The third article authored by Drs. Deena Hassaballa and Richard Harvey provides a comprehensive review of central pain syndromes. Although relatively uncommon, central pain is a very challenging clinical condition for neurorehabilitation clinicians and there are few current comprehensive reviews on the topic. The authors provide interesting historical information on the condition as well as a discussion of incidence, prevalence, and risk factors for the same. The pathophysiology of the disorder is discussed in detail. Assessment strategies are also reviewed including validated assessment methodologies relative to pain. Treatment approaches are discussed first in general terms and then specific treatment methodologies are reviewed. The article concludes with recommendations for future research.

The fourth article by Dr. Sheryl Katta-Charles on craniofacial neuralgias provides a very nice article on a topic on which there is little consolidated current information in the medical literature. After a brief introduction and review of craniofacial anatomy, specific clinical conditions are reviewed. The aforementioned is followed by a discussion of treatment options including medications, interventional pain management procedures and surgical treatment relative to microvascular decompression or ablative procedures. Directions for future research are also delineated emphasizing the need for focus on sex-based factors that contribute to pain in gender based treatment strategies, the influence of craniofacial pain on functionality and psychoemotional status and treatment outcome measures.

Drs. Stover and Prahlow are authors of the fifth article on residual limb pain. This review is particularly important because of the prevalence of this condition and the projected number of individuals who will suffer from this disorder moving forward in time. Given that 25% to 50% of patients may have ongoing difficulties with residual limb pain or phantom pain/sensation, this review is of particular relevance to practitioners involved with post-amputation care. The etiology of the condition is discussed along with differentiation of underlying mechanisms involved in residual limb pain versus phantom limb pain/sensation. The authors review epidemiology, etiology, and treatment. The treatment section is divided/categorized based on causes and type of pain and provides an excellent overview of both the causes and the targeted treatment of each. Additional important comments are provided on the use and limitations of opiate therapy in addition to a brief discussion of mental health interventions in this patient population.

The second to last article by Dr. Dwyer and Zasler reviews the topic of posttraumatic cephalalgias (PTC). The area of posttraumatic cephalalgia remains controversial on a number of levels and the authors attempt to provide, in that context, an overview and discussion of current classification and limitations of same, epidemiology and risk factors for PTC, subtypes of PTC and associated pain generators, as well as pathophysiology. The clinical course of PTC as well as prognostic risk factors for pain persistence are also reviewed.
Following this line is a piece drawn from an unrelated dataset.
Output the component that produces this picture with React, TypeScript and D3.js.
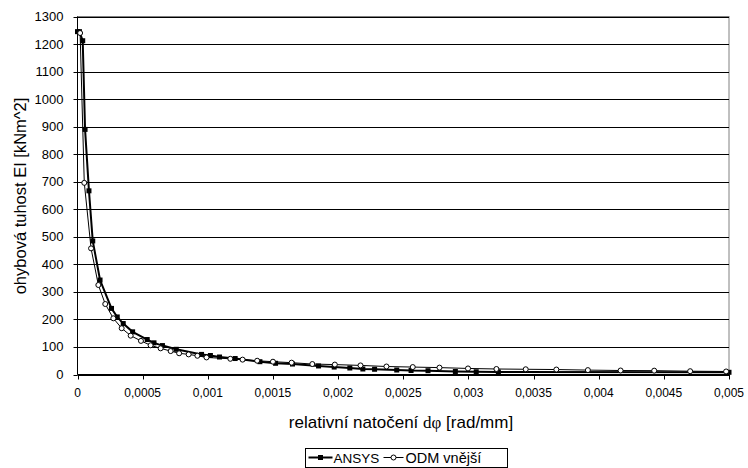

The article then transitions into a discussion of clinical management and limitations of the existing literature germane to PTC.

The final article in this issue covers an important topic that is rarely discussed in neuro-rehabilitation pain literature and that is functional pain disorders. Dr. Popkirov and colleagues provide a very timely discussion of so-called nociplastic pain as a third mechanistic descriptor of pain arising primarily from alterations of neural processing contrast pain due to tissue damage leading to nociceptive feedback or neuropathic pain. The discussion also reviews current reframing of how functional pain disorders are classified and emphasizes the biopsychosocial nature of the condition. The need for multimodal treatment in selected pain syndromes are discussed including chronic back pain, fibromyalgia, CRPS, and pain in functional neurological disorders.

As the guest editor of this issue, I am very grateful to all the contributors and their high quality of work which will hopefully be appreciated by readers and advance knowledge in this area of neurorehabilitation.